- Only 5 million parameters (12x fewer parameters than the AlexNet)
- Efficient "inception" module
- NO FC layers
Inception module
1) Naive version
- design a local network topology (network within a network) and then stack these modues on top of each other.
- apply parallel filter operations on the input from previous layer
(multiple receptive field sizes for convolution (1x1, 3x3, 5x5), pooling operation (3x3)
- concatenate all filter outputs together channel-wise
- This naive version needs very expensive computation. (pooling layer also preserves feature depth)
NIN; Network in network
- Instead of using filter, NIN uses multi-layer perceptron and extracts features. - Filter is good enough to extract feature. But, it is linear so use MLP to extract non-linearity feature. - GoogLeNet applied this concept.
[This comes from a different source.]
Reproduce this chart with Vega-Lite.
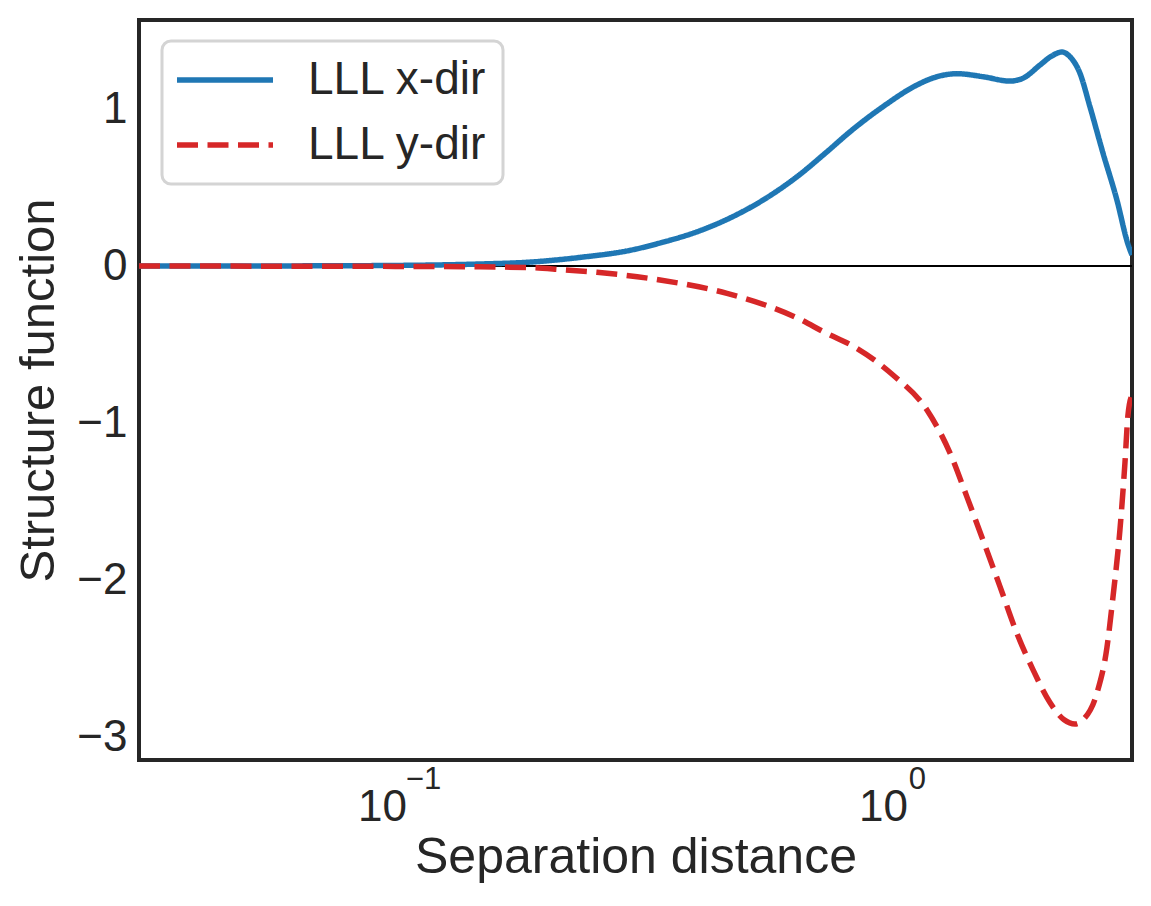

2) Dimension reduction version
- By applying 1x1 convolutions before the expensive 3x3 and 5x5 convolutions, preserves spatial dimensions and reduces depth. (Also include the use of ReLU which makes them dual-purpose)
- Interpret it as applying the same fully-connected layer on each input pixel.
- It allows for increasing the number of units at each stage without a computational complexity.
- It can abstract features from different scales simultaneously. (use of 3x3, 5x5 convolutions)
Global average pooling
- Instead of using fully-connected layers at the end of the network, GoogLeNet used 'global average pooling'.
- Its output is 1 dimensional vector from averaging whole feature maps. (e.g. 7x7 1024 maps -> 1024 vector)
(1 dimensional vector needs for softmax)
- pooling doesn't need any weights so this method can reduce computing resources.
(fc -> 7 x 7 x 1024 x 1024 = 51.3m)
- This enables adapting and fine-tuning GoogLeNet for other label sets easily.
auxiliary classifier
- To prevent vanishing gradient, put 2 auxiliary classifiers in the middle of the network.
- Auxiliary classifier injects additional gradient at lower layers. (AvgPool-1x1Conv-FC-FC-Softmax)
- only for training.
Architecture
- All the convolutions (including inside of the Inception) use ReLU activation.
- The network was designed with computational efficiency.